While their methods appear to have been thorough, the investigation turned up nothing but an extensive initial case file on Pauling’s personal history and political activity – nearly everyone spoken to defended Pauling’s loyalty in one manner or another. Nevertheless, Hoover still desired to send Pauling’s newly created file to the Civil Service Commission to move the matter forward. By the time the Pauling report was finally finished however, Pauling had returned home from Europe and had completed his contract with the Navy. At that point, he was immune from further investigation as authorized by Order 9835.
Though the relationship between the Navy and FBI may have been strained by the 1948 episode, the two organizations demonstrated a general trend of cooperation throughout further sections of Pauling’s case file. In February 1950, a letter was received by the Office of Naval Intelligence and subsequently forwarded to the FBI. The letter was from a citizen who had seen radio equipment in Pauling’s garage, and who voiced concerns that Pauling might be a communist spy monitoring Navy experiments. In actual fact, the radio equipment belonged to Pauling’s son Peter, but the letter itself, and its subsequent transfer from Navy personnel to the FBI, demonstrates the outlandish mistrust spawned by the atmosphere of the era, as well as the cross-agency relationship that the FBI shared with a number of federal partners during its prolonged study of Pauling.
Soon after the first investigation, Pauling began to escalate the number of public speaking appearances that he booked on the subject of atomic weapons. Particular details that Pauling shared with audiences concerning the science of atomic bombs were analyzed for the possibility of security risks – a theme that would become fairly common in the FBI’s scrutiny of Pauling’s actions. In fact, a number of FBI memos discussed whether or not Pauling could be tried for violating security regulations in light of his knowledge about the atom bomb, his support of J. Robert Oppenheimer and his frequent attacks on anti-Russian sentiment:
In view of certain of the statements made by Pauling in his address concerning the detonation of atomic bombs, the Atomic Energy Commission, the Department of Army, Department of Navy and Department of the Air Force were requested to review Pauling’s address and to advise whether any of his statements contained classified information and, if so, whether the material could be declassified in the event of prosecution. (July 11, 1961)
These sorts of discussions were always resolved after consultation with experts, which revealed that Pauling’s observations were composed of information that could be accumulated through a number of public information sources.
Pauling also became a frequent subject of debate with regard to Director Hoover’s famed security index, and a number of memos, particularly from the early 1950s, struggle to locate Pauling’s rightful place within it. Early experience with Pauling led the FBI to consider placing him directly in the index; however indecision led to an on-again off-again approach as to Pauling’s proper placement on the list:
Bureau files reflect that Linus Carl Pauling is the subject of a Security Index card in the Los Angeles Office. (March 9, 1951)

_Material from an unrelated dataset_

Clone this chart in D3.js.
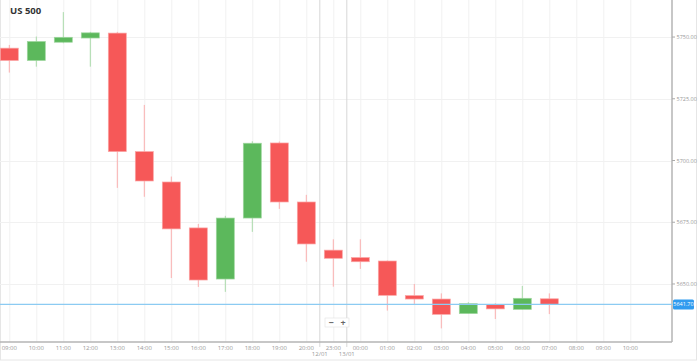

The security index card should be canceled for Pauling; however, he should continue to be carried in a pending inactive status and periodic reports should continue to be submitted concerning. (October 21, 1952)
The periodic reports discussed in the memos form a regular component of Pauling’s file; reports which evolve slowly over the years to categorically and chronologically list all of Pauling’s suspicious actions and affiliations. In terms of Hoover’s security index however, the Bureau eventually settled on placing Pauling on reserve status:
This case has been re-evaluated in the light of the Reserve Index criteria and it continues to fall within such criteria because Linus Pauling (PhD) was named to the Soviet Academy of Sciences in 1958. Published “No More War” in 1958 calling for international agreement to end nuclear bomb testing and to decrease danger of war. For a number of years has given support to individuals and organizations associated with Communist Party and the Communist Party has supported his speaking activities. Throughout the years many of his statements and actions have paralleled Communist Party lines.
Analysis of his file suggests that the first few years of Pauling’s handling by FBI agents set the template for a familiar, cyclical pattern. While it was apparently obvious that Pauling was not directly involved with any communist plots or conspiracies – an observation accentuated by his extreme openness and clean record – his activity was continuously monitored, documented and melded into a lengthy Bureau file. Though the reports seem innocuous enough, as we’ll see they became a serious threat to Pauling’s well-being when placed in the hands of abusive government committee members seeking to uncover evidence of Pauling’s purported wrongdoing.